Signal to noise is actually pretty easy, just have a Fourier transform to pick out the differences between a background you set before. Typical applications are pretty immune and the ratios are very high usually.


See, I have no trouble reliably getting the data out of the sensor and into a variable. But I can't implement the fft() in C for the life of me, and even if I could, my little itty-bitty microcontrollers probably don't have that level of number crunching.


Ahhh! Yes, I do all the post processing off the chip. You could play with a ...oh geeze, its Friday, what are they called...? The things that configure themselves to be a circuit and can only be configured once. Jeeze, sorry on the name here. JFET maybe? I'm sorry. Try arduino as a good intro. I think they have some fft libraries.
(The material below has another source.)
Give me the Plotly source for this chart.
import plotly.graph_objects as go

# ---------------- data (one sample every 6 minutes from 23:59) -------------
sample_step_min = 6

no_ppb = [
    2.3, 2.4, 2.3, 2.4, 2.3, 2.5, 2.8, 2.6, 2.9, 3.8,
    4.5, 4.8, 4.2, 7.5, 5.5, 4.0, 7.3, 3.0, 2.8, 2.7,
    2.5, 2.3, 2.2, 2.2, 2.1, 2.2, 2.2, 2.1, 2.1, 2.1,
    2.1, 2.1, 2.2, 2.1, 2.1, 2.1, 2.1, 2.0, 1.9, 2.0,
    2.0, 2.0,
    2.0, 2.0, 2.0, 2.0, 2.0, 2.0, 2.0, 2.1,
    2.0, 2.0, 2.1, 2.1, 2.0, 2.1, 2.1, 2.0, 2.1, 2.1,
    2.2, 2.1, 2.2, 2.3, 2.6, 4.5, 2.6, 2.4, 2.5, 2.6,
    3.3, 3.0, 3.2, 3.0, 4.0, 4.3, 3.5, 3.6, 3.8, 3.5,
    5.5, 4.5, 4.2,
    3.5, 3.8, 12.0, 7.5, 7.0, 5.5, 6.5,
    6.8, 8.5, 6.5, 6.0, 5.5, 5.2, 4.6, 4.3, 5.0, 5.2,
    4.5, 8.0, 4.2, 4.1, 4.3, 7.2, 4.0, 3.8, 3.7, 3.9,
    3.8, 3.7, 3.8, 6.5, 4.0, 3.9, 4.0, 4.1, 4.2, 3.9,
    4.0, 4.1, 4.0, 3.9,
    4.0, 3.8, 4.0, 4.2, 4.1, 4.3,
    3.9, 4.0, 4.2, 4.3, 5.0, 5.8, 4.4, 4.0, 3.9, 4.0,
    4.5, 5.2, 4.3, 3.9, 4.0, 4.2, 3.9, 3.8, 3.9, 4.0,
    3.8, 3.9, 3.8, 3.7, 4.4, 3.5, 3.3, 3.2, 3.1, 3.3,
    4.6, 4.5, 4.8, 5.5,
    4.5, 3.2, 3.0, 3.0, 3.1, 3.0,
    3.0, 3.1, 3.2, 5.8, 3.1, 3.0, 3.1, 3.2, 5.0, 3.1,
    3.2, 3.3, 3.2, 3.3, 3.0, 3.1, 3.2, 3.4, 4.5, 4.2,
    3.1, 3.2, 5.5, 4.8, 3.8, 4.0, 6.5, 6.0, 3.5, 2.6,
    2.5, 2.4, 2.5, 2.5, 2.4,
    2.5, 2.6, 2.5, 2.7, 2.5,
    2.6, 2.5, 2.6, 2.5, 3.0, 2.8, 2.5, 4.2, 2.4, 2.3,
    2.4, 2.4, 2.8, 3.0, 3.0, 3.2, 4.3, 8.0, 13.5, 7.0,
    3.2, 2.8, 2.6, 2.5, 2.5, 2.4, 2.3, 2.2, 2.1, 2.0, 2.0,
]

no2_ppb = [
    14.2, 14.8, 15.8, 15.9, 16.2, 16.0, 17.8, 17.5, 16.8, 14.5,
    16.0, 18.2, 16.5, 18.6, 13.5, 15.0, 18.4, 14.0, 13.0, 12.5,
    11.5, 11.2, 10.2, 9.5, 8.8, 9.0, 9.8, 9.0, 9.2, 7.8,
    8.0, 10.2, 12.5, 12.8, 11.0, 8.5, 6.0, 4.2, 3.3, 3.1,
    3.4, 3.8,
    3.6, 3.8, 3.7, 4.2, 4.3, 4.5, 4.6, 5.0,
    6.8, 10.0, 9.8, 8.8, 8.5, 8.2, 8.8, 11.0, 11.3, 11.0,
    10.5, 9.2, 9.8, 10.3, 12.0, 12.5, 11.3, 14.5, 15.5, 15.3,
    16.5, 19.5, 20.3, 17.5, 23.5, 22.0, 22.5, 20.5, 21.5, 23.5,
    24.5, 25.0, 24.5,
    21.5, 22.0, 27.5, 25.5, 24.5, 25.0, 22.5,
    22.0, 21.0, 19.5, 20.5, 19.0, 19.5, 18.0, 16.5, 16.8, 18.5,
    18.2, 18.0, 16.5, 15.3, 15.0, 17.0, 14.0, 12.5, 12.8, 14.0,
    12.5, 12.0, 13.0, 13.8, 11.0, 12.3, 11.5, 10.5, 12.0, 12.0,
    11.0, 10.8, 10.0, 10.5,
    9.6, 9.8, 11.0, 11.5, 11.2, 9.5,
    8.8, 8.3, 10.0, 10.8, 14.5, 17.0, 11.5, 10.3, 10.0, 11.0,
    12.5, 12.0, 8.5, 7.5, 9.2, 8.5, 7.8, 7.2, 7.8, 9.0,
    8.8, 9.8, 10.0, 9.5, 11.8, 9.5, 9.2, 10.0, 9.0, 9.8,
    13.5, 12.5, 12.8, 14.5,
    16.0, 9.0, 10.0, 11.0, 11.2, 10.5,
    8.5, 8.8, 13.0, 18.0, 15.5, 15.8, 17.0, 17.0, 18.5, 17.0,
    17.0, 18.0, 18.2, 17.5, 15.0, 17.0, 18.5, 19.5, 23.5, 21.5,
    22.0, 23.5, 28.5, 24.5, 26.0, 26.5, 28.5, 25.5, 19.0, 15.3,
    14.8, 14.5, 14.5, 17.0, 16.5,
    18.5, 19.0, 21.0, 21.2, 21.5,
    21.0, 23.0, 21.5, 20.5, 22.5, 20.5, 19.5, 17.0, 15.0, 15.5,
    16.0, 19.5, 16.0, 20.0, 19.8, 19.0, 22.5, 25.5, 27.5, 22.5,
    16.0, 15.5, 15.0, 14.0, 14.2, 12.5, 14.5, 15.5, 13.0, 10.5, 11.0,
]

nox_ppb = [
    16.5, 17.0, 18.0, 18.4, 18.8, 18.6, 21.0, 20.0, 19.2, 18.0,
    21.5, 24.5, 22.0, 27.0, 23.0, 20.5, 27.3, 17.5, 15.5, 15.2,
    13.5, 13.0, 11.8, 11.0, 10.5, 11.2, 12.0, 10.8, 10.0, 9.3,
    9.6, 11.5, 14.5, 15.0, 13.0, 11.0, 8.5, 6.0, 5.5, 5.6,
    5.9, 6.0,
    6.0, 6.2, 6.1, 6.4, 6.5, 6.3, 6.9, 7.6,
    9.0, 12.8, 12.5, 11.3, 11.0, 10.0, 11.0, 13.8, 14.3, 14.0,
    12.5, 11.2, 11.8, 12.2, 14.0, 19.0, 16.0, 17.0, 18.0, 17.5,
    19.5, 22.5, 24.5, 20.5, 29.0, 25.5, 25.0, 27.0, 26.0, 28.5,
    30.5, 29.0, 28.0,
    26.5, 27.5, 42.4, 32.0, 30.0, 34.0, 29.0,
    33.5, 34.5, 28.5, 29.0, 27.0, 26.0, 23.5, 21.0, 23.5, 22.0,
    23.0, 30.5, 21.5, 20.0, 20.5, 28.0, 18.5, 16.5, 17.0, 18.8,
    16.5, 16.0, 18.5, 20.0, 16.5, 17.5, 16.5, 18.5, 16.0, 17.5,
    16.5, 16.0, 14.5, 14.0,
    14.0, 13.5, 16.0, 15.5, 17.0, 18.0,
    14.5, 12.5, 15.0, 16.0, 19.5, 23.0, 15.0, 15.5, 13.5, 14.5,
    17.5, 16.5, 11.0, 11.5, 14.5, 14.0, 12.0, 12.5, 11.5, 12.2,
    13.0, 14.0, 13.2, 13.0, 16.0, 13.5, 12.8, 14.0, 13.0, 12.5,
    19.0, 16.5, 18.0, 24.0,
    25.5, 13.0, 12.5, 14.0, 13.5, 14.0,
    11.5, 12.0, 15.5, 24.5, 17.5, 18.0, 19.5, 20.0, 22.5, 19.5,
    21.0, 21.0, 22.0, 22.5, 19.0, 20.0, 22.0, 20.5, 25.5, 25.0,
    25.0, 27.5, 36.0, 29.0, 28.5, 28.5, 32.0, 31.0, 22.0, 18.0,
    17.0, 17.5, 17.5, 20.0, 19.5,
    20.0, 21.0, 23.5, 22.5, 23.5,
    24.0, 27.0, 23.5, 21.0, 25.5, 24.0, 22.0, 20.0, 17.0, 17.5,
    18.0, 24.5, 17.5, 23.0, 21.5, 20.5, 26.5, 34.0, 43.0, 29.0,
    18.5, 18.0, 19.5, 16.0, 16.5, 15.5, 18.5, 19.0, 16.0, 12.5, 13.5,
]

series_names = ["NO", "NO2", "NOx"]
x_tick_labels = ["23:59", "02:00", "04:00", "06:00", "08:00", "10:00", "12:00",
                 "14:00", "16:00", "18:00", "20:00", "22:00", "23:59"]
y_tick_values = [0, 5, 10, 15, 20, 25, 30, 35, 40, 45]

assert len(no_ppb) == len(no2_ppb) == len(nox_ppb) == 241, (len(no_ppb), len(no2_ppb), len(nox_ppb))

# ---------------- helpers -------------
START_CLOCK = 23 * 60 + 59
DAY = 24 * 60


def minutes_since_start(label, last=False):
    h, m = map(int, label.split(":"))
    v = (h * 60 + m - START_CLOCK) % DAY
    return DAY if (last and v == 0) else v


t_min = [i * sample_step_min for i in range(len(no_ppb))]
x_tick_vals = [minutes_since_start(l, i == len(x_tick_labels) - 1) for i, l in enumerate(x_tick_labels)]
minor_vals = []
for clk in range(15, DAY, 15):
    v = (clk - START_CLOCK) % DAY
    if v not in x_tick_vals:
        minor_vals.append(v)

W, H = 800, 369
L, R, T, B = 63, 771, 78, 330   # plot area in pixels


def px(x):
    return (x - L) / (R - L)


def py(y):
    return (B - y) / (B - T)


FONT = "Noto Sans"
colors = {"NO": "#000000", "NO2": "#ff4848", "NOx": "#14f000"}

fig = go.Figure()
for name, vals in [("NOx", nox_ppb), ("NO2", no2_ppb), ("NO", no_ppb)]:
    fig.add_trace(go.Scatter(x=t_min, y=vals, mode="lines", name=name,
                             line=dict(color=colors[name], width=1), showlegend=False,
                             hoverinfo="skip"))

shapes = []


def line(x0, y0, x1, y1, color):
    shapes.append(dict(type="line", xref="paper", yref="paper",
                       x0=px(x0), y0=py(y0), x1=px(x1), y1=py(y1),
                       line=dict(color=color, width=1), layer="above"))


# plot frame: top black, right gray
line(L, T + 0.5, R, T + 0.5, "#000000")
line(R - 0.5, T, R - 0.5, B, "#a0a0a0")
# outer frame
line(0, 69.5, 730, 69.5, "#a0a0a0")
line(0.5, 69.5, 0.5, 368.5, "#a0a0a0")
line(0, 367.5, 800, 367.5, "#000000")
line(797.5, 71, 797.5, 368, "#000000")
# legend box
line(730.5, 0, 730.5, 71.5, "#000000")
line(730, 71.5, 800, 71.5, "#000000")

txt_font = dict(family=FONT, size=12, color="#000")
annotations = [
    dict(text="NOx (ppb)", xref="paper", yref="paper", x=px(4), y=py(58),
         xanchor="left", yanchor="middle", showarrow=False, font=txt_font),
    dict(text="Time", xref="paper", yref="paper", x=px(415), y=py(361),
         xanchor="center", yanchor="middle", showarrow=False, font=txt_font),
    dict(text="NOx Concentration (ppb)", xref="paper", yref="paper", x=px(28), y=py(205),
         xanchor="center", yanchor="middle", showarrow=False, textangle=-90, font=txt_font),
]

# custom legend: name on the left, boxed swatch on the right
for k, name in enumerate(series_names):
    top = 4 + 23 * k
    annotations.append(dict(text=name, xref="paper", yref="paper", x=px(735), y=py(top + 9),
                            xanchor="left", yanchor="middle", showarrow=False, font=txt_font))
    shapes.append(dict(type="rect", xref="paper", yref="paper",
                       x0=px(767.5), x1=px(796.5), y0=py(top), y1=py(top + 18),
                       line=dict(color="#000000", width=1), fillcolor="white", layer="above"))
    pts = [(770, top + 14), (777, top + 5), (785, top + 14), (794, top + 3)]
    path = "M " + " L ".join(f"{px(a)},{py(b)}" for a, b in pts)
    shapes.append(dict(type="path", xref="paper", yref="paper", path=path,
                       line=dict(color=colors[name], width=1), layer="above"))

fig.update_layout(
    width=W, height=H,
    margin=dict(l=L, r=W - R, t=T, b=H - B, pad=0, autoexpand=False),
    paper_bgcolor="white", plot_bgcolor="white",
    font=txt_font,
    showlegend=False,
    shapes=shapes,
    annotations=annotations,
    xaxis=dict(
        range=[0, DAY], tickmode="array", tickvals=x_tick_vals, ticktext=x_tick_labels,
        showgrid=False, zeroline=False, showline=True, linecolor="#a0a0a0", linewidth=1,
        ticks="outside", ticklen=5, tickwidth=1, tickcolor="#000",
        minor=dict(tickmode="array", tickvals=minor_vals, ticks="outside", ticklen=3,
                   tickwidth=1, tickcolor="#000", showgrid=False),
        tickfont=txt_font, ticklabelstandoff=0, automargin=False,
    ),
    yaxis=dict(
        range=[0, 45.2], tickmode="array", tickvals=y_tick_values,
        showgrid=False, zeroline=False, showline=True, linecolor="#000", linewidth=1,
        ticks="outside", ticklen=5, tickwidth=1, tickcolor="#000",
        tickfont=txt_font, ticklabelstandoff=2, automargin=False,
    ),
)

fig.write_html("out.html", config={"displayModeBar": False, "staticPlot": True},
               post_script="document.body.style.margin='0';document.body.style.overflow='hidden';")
I don't know about single-write chips of that nature, but are you thinking of CPLD/FPGA?


BINGO! FPGAs, thank you!


I used to hear it frequently when I rubbed elbows with more software guys. Maybe not in exactly those words, but you can tell, when a software guy budgets 1 month to design the hardware and 11 months to "do the majority of the work" (aka write the software)


This works both ways, both equally wrong.

E.g. at one company the engineering VP was a quintessential hardware guy. He understood hardware complexity; he knew little about software. He never could understand that software could also be hard to do.

I didn't mind, I was a hardware guy. But the software people were definitely sucking hind tit.